- [Written exercise]: Using the listing below, give the number of lines where "matplotlib" appears, and nothing else.
┌──
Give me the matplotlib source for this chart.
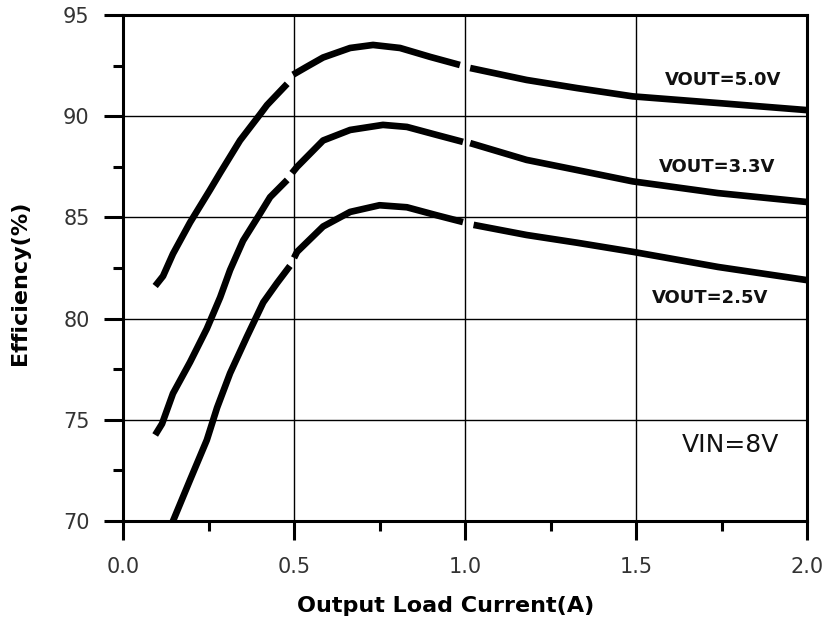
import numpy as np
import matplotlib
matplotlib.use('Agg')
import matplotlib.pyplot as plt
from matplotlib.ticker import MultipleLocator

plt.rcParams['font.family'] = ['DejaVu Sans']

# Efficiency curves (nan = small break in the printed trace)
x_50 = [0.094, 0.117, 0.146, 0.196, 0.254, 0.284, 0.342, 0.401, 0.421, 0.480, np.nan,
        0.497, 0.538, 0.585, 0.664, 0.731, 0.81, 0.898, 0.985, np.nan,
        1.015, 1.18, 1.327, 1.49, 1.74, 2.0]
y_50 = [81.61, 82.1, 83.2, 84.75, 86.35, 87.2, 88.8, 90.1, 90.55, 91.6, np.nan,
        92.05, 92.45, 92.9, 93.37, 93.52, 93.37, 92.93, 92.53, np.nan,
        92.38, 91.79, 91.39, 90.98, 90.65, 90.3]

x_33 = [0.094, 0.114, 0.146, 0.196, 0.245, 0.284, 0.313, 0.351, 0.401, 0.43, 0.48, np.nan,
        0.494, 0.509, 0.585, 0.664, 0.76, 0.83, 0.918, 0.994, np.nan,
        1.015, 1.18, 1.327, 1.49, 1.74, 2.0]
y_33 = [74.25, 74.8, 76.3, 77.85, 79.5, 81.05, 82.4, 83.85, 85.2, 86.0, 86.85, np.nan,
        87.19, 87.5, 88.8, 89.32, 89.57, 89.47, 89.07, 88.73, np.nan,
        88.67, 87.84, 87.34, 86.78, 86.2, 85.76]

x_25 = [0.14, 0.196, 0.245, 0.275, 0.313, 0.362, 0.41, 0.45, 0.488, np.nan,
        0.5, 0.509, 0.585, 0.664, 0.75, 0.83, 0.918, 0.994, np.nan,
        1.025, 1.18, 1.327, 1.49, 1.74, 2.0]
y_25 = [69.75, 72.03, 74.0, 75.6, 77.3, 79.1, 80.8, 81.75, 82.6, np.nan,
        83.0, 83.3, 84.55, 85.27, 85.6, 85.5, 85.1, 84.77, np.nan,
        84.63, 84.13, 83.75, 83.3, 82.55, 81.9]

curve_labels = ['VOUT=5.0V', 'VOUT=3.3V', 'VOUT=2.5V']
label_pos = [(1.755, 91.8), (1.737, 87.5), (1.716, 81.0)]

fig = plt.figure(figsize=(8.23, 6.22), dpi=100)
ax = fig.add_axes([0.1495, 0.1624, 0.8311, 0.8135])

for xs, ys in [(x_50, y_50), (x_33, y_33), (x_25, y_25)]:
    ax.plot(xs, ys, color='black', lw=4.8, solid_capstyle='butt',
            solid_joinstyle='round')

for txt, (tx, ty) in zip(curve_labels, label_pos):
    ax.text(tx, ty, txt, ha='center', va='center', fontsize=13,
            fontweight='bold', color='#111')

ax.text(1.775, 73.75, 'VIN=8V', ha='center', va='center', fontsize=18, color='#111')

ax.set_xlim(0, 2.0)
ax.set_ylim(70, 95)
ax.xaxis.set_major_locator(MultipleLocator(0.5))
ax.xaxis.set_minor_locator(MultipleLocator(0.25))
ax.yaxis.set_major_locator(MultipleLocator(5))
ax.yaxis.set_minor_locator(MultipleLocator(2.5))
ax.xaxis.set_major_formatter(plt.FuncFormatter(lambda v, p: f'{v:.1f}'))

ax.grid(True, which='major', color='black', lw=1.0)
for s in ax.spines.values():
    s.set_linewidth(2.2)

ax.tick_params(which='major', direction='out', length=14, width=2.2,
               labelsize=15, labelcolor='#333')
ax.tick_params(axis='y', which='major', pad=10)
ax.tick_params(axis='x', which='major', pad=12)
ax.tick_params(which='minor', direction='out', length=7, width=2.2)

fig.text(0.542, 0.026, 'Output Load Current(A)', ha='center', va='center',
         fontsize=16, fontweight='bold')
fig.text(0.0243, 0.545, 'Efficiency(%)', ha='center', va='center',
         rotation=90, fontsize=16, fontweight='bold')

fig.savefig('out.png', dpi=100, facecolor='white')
└──
┌──
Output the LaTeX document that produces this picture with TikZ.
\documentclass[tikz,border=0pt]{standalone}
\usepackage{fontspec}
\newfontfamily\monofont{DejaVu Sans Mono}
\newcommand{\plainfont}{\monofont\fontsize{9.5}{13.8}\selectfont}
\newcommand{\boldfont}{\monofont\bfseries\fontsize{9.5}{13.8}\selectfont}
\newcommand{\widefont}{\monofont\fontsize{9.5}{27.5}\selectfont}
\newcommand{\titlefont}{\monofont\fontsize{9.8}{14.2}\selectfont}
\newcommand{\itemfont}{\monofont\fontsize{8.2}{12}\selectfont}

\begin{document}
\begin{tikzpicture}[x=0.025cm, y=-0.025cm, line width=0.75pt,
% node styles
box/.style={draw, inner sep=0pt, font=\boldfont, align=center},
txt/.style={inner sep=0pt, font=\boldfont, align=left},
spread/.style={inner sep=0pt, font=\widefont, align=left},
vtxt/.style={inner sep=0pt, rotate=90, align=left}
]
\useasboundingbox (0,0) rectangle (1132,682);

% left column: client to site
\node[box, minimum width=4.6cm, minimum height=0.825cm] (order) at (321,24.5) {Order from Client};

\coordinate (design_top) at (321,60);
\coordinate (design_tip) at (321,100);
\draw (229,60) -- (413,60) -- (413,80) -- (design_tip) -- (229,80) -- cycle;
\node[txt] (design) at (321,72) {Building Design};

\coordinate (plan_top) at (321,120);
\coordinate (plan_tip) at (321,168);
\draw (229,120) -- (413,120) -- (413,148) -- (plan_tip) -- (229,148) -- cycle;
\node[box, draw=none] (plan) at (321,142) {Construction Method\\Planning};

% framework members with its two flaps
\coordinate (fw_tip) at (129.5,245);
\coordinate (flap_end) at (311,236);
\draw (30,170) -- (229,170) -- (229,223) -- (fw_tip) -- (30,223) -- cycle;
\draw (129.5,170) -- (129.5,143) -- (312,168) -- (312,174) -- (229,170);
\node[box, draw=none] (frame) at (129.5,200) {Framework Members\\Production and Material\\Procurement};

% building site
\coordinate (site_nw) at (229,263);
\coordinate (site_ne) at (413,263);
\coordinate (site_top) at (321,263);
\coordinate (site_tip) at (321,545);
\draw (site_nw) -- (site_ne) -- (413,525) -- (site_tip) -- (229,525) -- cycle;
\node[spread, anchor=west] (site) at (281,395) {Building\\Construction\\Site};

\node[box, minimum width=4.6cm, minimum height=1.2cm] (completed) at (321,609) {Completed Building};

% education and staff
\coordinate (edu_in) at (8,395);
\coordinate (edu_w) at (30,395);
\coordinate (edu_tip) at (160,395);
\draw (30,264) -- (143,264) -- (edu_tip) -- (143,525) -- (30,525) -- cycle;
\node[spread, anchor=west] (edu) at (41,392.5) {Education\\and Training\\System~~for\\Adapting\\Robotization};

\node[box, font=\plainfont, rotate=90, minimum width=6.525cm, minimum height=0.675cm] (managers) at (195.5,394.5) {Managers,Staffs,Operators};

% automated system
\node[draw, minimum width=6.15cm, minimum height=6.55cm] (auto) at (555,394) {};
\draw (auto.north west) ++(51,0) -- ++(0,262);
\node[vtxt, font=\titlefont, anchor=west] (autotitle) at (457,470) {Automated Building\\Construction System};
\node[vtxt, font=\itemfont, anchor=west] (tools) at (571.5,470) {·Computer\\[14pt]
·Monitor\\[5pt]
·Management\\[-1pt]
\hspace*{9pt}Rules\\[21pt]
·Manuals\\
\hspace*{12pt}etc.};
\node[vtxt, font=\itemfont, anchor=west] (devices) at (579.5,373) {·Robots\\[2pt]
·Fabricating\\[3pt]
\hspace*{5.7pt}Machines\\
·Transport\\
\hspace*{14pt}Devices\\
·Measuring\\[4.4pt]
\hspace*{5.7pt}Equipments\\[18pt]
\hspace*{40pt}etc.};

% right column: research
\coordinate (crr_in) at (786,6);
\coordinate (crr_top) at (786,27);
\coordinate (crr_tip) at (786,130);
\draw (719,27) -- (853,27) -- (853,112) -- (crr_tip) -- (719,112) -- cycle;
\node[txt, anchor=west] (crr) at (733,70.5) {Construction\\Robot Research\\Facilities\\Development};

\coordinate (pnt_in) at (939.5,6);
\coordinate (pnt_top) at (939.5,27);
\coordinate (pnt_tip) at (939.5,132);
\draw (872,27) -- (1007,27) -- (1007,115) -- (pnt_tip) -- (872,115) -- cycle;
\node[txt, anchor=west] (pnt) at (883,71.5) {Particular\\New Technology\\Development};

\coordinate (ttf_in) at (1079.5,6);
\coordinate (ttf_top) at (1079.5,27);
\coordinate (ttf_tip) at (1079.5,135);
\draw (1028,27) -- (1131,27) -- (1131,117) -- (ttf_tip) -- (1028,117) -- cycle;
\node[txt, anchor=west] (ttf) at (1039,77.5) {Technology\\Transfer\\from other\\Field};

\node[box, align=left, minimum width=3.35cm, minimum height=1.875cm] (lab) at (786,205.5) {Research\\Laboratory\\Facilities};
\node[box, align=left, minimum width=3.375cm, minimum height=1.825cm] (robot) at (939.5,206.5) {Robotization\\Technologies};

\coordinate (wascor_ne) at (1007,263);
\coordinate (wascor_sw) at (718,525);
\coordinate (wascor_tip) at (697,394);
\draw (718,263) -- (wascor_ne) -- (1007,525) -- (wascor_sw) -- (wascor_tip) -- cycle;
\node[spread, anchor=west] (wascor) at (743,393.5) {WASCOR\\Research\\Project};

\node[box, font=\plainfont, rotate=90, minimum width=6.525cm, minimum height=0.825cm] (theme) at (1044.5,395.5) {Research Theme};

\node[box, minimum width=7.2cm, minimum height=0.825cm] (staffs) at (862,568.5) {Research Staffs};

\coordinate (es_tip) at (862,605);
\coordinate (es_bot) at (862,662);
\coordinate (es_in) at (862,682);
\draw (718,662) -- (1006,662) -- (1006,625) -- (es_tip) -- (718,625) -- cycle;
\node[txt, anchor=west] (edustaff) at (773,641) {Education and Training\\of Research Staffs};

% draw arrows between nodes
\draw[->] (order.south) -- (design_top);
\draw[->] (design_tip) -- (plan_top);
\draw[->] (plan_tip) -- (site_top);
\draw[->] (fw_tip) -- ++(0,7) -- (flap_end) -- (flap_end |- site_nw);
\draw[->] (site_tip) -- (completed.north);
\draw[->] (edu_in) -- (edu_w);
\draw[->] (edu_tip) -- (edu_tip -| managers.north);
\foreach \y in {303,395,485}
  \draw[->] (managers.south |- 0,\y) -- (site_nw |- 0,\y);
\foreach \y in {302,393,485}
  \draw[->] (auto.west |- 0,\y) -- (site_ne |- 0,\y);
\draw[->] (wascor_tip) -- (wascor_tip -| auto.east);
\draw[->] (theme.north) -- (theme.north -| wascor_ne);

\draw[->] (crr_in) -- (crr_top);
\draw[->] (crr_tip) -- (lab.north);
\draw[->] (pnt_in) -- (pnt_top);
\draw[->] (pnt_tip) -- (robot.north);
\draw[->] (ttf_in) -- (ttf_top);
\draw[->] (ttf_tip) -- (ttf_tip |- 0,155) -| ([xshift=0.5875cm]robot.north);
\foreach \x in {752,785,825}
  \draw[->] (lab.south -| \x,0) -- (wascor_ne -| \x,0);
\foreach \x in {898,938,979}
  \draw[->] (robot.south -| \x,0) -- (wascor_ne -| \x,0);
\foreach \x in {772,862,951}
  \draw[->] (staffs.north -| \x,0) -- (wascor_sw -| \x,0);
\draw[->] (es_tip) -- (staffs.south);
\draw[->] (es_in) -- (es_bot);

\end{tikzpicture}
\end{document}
└──
- [Full response]: 5